Amid the unfruitful closure of the multilateral effort to persuade North Korea to agree to a nuclear verification process, the U.S. government announced Friday that it would stop providing fuel to the communist country.
“This is action-for-action. The North Koreans have not come through and signed onto the verification protocol, which all other parties have agreed. Therefore, those fuel shipments aren’t going forward,” State Department spokesperson Sean McCormack said in daily briefing.
McCormack said the other parties agreed to the U.S. move. “I think this is the understanding of other parties and future fuel shipments aren't going to move forward absent a verification regime,” he said, adding “So that's very clear from the United States' point of view.”

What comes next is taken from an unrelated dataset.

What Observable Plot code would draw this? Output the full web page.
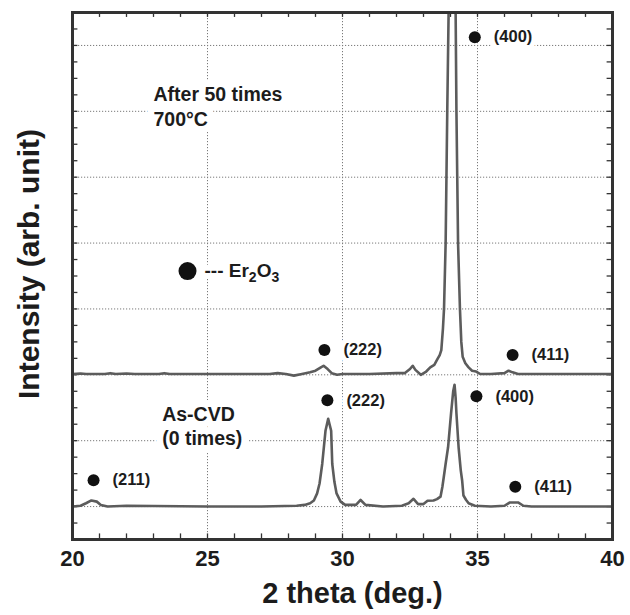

The chief American nuclear negotiator Christopher Hill will continue his consultations with his South Korean counterpart, with Japanese, Russian and Chinese counterparts on the situation, the spokesman said.
Meanwhile, Kim Kye-gwan, chief nuclear negotiator for North Korea, Saturday told reporters in Beijing that if the U.S. moves to halt fuel aid, North Korea will also modify the speed of disablement of its nuclear facility.
“We don’t care whether the fuel provision gets halted or stopped. If the provision stops, we’ll modify the speed of the disablement,” Yonhap reported Saturday.